FILE - In this Nov. 9, 2011 file photo, Illinois state Rep. Lou Lang, D-Skokie, speaks with reporters at the Illinois State C
FILE - In this Nov. 9, 2011 file photo, Illinois state Rep. Lou Lang, D-Skokie, speaks with reporters at the Illinois State Capitol in Springfield, Ill. Lang sponsored several attempts of gambling expansion legislation. Quinn said the new bill for 2012 is full of loopholes and wouldn't bode well for the state. (AP Photo/Seth Perlman, File)

By Joanne von Alroth

SPRINGFIELD, Ill., Feb 20 (Reuters) - An Illinois lawmaker proposed on Wednesday making a personal income tax increase permanent instead of allowing it to partially expire in 2015, a move many economists have long considered necessary to help resolve the state's fiscal crisis.

Democratic state Representative Lou Lang, a deputy majority leader of the Illinois House, introduced a bill that called for making the tax increase permanent as part of an overall fix to the nation's most underfunded state pension systems.

The system is only 39 percent funded when 80 percent is considered healthy.

Soon after the 2010 mid-term election, majority Democrats in Illinois pushed through the tax increases in a lame duck session of the legislature.

The state's flat personal income tax rate was hiked to 5 percent from 3 percent (a 67 percent increase), but will retreat to 3.85 percent on Jan. 1, 2015. The corporate tax rate, which was raised to 7 percent (a 46 percent increase), will drop to 5.25 percent in 2015.

While income tax revenue grew by $5.4 billion in the year ending June 30, 2012, most of that was devoured by burgeoning payments to the state's pension systems and the state's fiscal condition has not improved.

A report last year by a task force headed by former Federal Reserve Chairman Paul Volcker said that Illinois would need to extend the tax increases to have a chance of emerging from a fiscal crisis.

Lang's plan was the first significant proposal to do this as part of an overall pension fix.
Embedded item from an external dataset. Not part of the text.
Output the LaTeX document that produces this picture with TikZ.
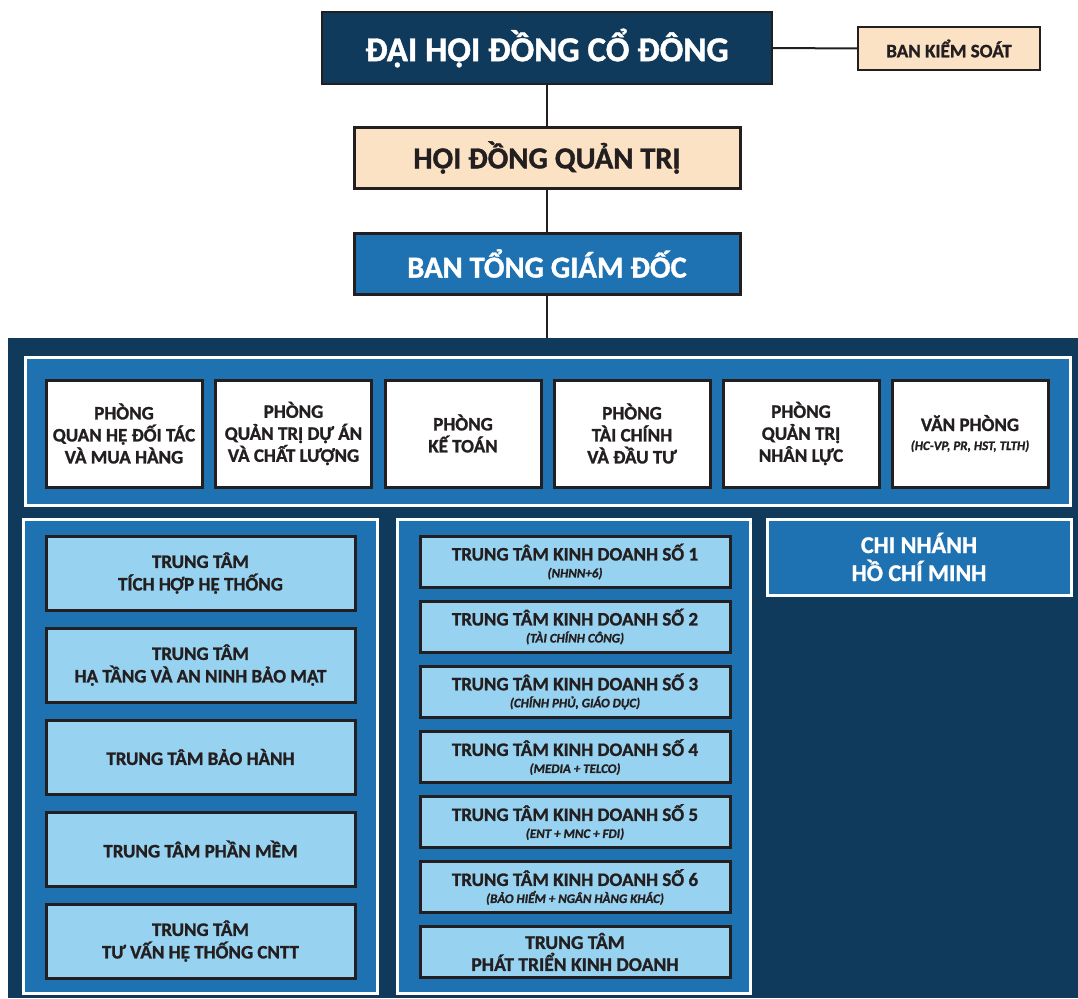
\documentclass[tikz,border=0pt]{standalone}
\usepackage{fontspec}
\setmainfont{Carlito}[BoldFeatures={FakeBold=1.2},BoldItalicFeatures={FakeBold=1.2}]
\definecolor{navy}{HTML}{0F3A5B}
\definecolor{midblue}{HTML}{1F72B2}
\definecolor{lightblue}{HTML}{97D2F0}
\definecolor{peach}{HTML}{FCE2C4}
\definecolor{bord}{HTML}{231F20}
\newcommand{\subtxt}{\bfseries\itshape\fontsize{13}{14}\selectfont}
\begin{document}
\begin{tikzpicture}[x=1pt,y=-1pt,
  box/.style={draw=bord, line width=3pt, align=center, inner sep=0pt, font=\bfseries, text=bord},
  grp/.style={draw=white, line width=3pt, fill=midblue, inner sep=0pt},
  dept/.style={box, fill=white, minimum width=156pt, minimum height=107pt, font=\bfseries\fontsize{19}{22}\selectfont},
  lbox/.style={box, fill=lightblue, minimum width=309pt, minimum height=74pt, font=\bfseries\fontsize{19}{22.5}\selectfont},
  mbox/.style={box, fill=lightblue, minimum width=310pt, minimum height=51pt, font=\bfseries\fontsize{19}{21}\selectfont},
  link/.style={draw=bord, line width=2pt}
]
\useasboundingbox (0,0) rectangle (1078,998);
\fill[white] (0,0) rectangle (1078,998);
% big background
\node[fill=navy, inner sep=0pt, minimum width=1070pt, minimum height=660pt] (bg) at (543,668) {};
\coordinate (bgtop) at (547,338);
% top hierarchy
\node[box, fill=navy, line width=2pt, text=white, minimum width=450pt, minimum height=72pt, font=\bfseries\fontsize{35}{38}\selectfont] (dhdcd) at (547,48) {ĐẠI HỘI ĐỒNG CỔ ĐÔNG};
\node[box, fill=peach, line width=2pt, minimum width=182pt, minimum height=43pt, font=\bfseries\fontsize{19}{20}\selectfont] (bks) at (949,48.5) {BAN KIỂM SOÁT};
\node[box, fill=peach, minimum width=386pt, minimum height=61pt, font=\bfseries\fontsize{30.5}{34}\selectfont] (hdqt) at (547,157.5) {HỘI ĐỒNG QUẢN TRỊ};
\node[box, fill=midblue, text=white, minimum width=386pt, minimum height=61pt, font=\bfseries\fontsize{30.5}{34}\selectfont] (btgd) at (547,263.5) {BAN TỔNG GIÁM ĐỐC};
\draw[link] (dhdcd.east) -- (bks.west);
\draw[link] (dhdcd.south) -- (hdqt.north);
\draw[link] (hdqt.south) -- (btgd.north);
\draw[link] (btgd.south) -- (bgtop);
% department row
\node[grp, minimum width=1045pt, minimum height=148pt] (deptgrp) at (547.5,431) {};
\node[dept] (d1) at (124,433.5) {PHÒNG\\QUAN HỆ ĐỐI TÁC\\VÀ MUA HÀNG};
\node[dept] (d2) at (293.5,433.5) {PHÒNG\\QUẢN TRỊ DỰ ÁN\\VÀ CHẤT LƯỢNG};
\node[dept] (d3) at (463,433.5) {PHÒNG\\KẾ TOÁN};
\node[dept] (d4) at (632,433.5) {PHÒNG\\TÀI CHÍNH\\VÀ ĐẦU TƯ};
\node[dept] (d5) at (801,433.5) {PHÒNG\\QUẢN TRỊ\\NHÂN LỰC};
\node[dept] (d6) at (970,433.5) {VĂN PHÒNG\\[-3pt]{\subtxt (HC-VP, PR, HST, TLTH)}};
% left group
\node[grp, minimum width=354pt, minimum height=474pt] (leftgrp) at (200.5,756) {};
\node[lbox] (l1) at (200.5,573) {TRUNG TÂM\\TÍCH HỢP HỆ THỐNG};
\node[lbox] (l2) at (200.5,665) {TRUNG TÂM\\HẠ TẦNG VÀ AN NINH BẢO MẬT};
\node[lbox] (l3) at (200.5,757) {TRUNG TÂM BẢO HÀNH};
\node[lbox] (l4) at (200.5,849) {TRUNG TÂM PHẦN MỀM};
\node[lbox] (l5) at (200.5,941) {TRUNG TÂM\\TƯ VẤN HỆ THỐNG CNTT};
% middle group
\node[grp, minimum width=353pt, minimum height=474pt] (midgrp) at (574,756) {};
\node[mbox] (m1) at (575,561.5) {TRUNG TÂM KINH DOANH SỐ 1\\[-4pt]{\subtxt (NHNN+6)}};
\node[mbox] (m2) at (575,626.5) {TRUNG TÂM KINH DOANH SỐ 2\\[-4pt]{\subtxt (TÀI CHÍNH CÔNG)}};
\node[mbox] (m3) at (575,691.5) {TRUNG TÂM KINH DOANH SỐ 3\\[-4pt]{\subtxt (CHÍNH PHỦ, GIÁO DỤC)}};
\node[mbox] (m4) at (575,757) {TRUNG TÂM KINH DOANH SỐ 4\\[-4pt]{\subtxt (MEDIA + TELCO)}};
\node[mbox] (m5) at (575,822) {TRUNG TÂM KINH DOANH SỐ 5\\[-4pt]{\subtxt (ENT + MNC + FDI)}};
\node[mbox] (m6) at (575,887) {TRUNG TÂM KINH DOANH SỐ 6\\[-4pt]{\subtxt (BẢO HIỂM + NGÂN HÀNG KHÁC)}};
\node[mbox, font=\bfseries\fontsize{19.5}{22}\selectfont] (m7) at (575,952) {TRUNG TÂM\\PHÁT TRIỂN KINH DOANH};
% branch
\node[grp, align=center, text=white, minimum width=304pt, minimum height=76pt, font=\bfseries\fontsize{24}{28}\selectfont] (hcm) at (919,557) {CHI NHÁNH\\HỒ CHÍ MINH};
\end{tikzpicture}
\end{document}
Credit rating agencies have cited the partial expiration of the tax hikes as a negative factor for Illinois, along with the state's pension liability and structural budget deficit. Illinois has the lowest rating among states from Standard & Poor's and Moody's Investors Service.

Powerful state Senate President John Cullerton said he would consider the tax proposal, but Republicans criticized it.

"When the income tax increase was passed by the Democrats - they sold it as a temporary way to pay off bills, fix the structural deficit and so on. To extend that tax is a betrayal of trust with the taxpayers," said Senate Republican Leader Christine Radogno.

A legislative committee is holding a hearing on Thursday on one of several proposals to reform the pension system.